Courtesy of Eran Chen's Facebook page.

Courtesy of Eran Chen’s Facebook page.

Long Island City architecture, though respectable (The Observer appreciates the relative paucity of façade-ruining PTAC air conditioning grilles in new construction), is not exactly what you’d call edgy.

ODA Architecture would apparently like to change that. Far from the towers on the waterfront, it appears that the New York-based architectural practice is working on a project on Jackson Avenue, across the street from MoMA PS1 and the graffitied 5 Pointz building (which is not long for this world). Details on the project are scant—the woman who answered the phone at ODA was surprised by this reporter’s call, and pointed out that the project is not on the firm’s website—but BuzzBuzzHome has dug up a rendering on Facebook, posted by ODA principal Eran Chen two weeks ago.

The design is in line with ODA’s signature boxy style, most famously employed at 15 Union Square West, but also at 316 Bergen Street, a project in Boerum Hill at the corner of Third Avenue. It is, however, a bit more adventurous: it has a number of cubes bulging out of the façade, which reminds us of a toned-down version of MVRDV’s Cloud tower planned for Seoul (but without the overtones of 9/11). There’s also something of a brutalist undertone softened by the large glass windows.

Unlike 316 Bergen Street, though, ODA’s design in Long Island City won’t be marred by a ground level parking garage—or at least it won’t have to be marred by parking.
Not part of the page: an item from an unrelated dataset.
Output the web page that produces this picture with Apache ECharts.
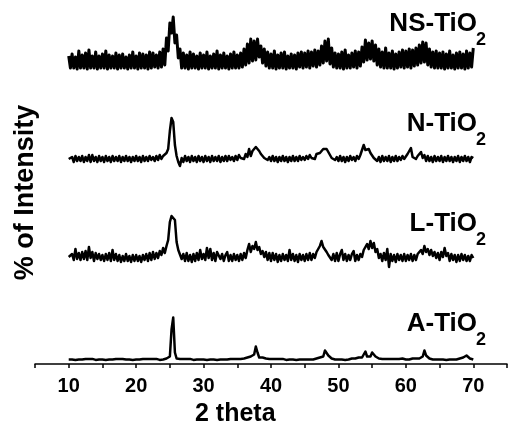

Long Island City, unique among outer borough neighborhoods (hear that, downtown Brooklyn?), does not require developers to build parking with their projects.

Judging by the rendering, the plot in question appears to be on the southwestern corner of Jackson Avenue and Crane Street, which currently houses a one-story industrial building with a sign that says “International Delights.” The zoning allows for 125,000 square feet of development as of right, but The Observer was not able to determine the identity of the developer of the project—though we will update you when we know more.